La recensione

Adriana Lecouvreur, una piacevole (ri)scoperta in scena al Teatro Carlo Felice fotogallery

L'opera è in scena sino a domenica 16 febbraio

adriana lecouvreur teatro carlo felice

Genova. Un’opera troppo poco rappresentata. Una piacevole scoperta per chi scrive (l’ultima rappresentazione a Genova risale al 1989, 13 con l’edizione 2020 in totale dalla prima in città nel 1903). Adriana Lecouvreur, in scena sino a domenica al Teatro Carlo Felice, è stata accolta da calorosi applausi dal pubblico non da tutto esaurito, presente alla prima.

Viene da domandarsi perché la riscoperta di un repertorio meno battuto non sia più frequente, pur nella consapevolezza che sono i titoli di grande richiamo a riempire il teatro. La missione di un’istituzione importante come il Teatro Carlo Felice è anche di divulgare cultura meno scontata e popolare, formando un pubblico curioso e attento (e il Carlo Felice in parte ci sta riuscendo grazie ai numerosi eventi collaterali) e speriamo che ciò avvenga nelle prossime stagioni.

Arrivando all’opera (per l’introduzione vi rimandiamo al nostro Lirica for Dummies), non si può non partire dall’allestimento, che trasla l’ambientazione dal Settecento ai primi del Novecento, associando la notorietà di Adriana Lecouvreur, attrice famosissima a Parigi, al divismo delle star del teatro di fine Ottocento che divennero protagoniste della nuova forma d’arte emergenze: il cinema.

Regia, costumi e scene sono di Ivan Stefanutti che ha scelto il contrasto tra il bianco e il nero come colori dominanti dell’opera, con un “coup de theatre” nel finale (guardare con attenzione il ritratto nel momento della morte di Adriana), quasi a sancire un passaggio epocale da cui non si torna più indietro.

Se Adriana è quasi sempre vestita di bianco, la rivale in amore, la principessa di Bouillon, è in nero e quando nel terzo atto le due si trovano di fronte vestite di scuro, il contrasto è sancito dai grossi ventagli di piume: bianco per la Bouillon, nero per Adriana.
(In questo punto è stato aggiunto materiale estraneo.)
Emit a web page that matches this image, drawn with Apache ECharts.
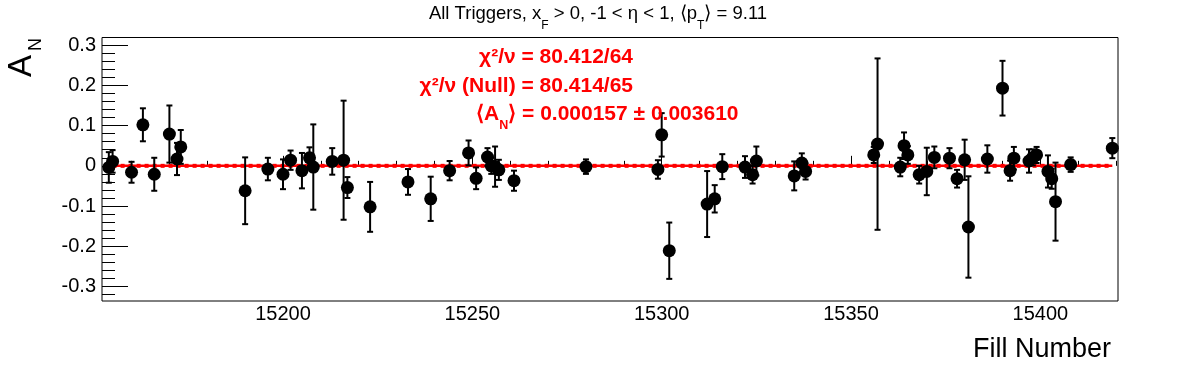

I vestiti delle due donne sono sempre caratterizzati da lunghi strascichi che non hanno però precluso i movimenti in scena. Gli uomini invece indossano tutti il frac. Unica nota stonata: la poltrona di tipo Emmanuelle bianca, su cui è seduta Adriana all’ingresso in scena, risale, andando a rivedere la storia del design, agli anni Settanta del Novecento.

La trama, guardando l’opera, non appare complicata come nella sinossi, spesso le vicende sono più difficili da raccontare che da vedere in diretta.

Applausi per il direttore d’orchestra Valerio Galli, specialista delle opere di inizio Novecento, che ha padroneggiato e valorizzato la musica di Cilea. Rari i momenti in cui l’orchestra ha sovrastato le voci dei cantanti.

Ovazioni per il Michonnet di Devid Cecconi (baritono), il direttore della Comédie Française segretamente innamorato di Adriana: davvero impeccabile sia nel cantato sia nel recitato, mentre il tenore Marcelo Alvarez che ha interpretato Maurizio di Sassonia, l’uomo conteso tra le due rivali, ha dato l’impressione di voler mettere troppa enfasi nei frangenti in cui era richiesta potenza, risultando poco pulito. In crescendo la performance vocale della protagonista, Barbara Frittoli, che anche nel modo di muoversi, nell’uso delle braccia e delle mani, ha saputo costruire un’Adriana Lecouvreur convincente sia come attrice, sia nella sua fragilità di donna innamorata. Una “cattiva” coi fiocchi la principessa di Bouillon di Judit Kutasi. Tra i personaggi minori siamo stati colpiti dalla voce limpida dell’abate di Chazeuil Didier Pieri. Piacevole e senza sbavature la danza di Michele Albano, Ottavia Ancetti e Giancarla Malusardi.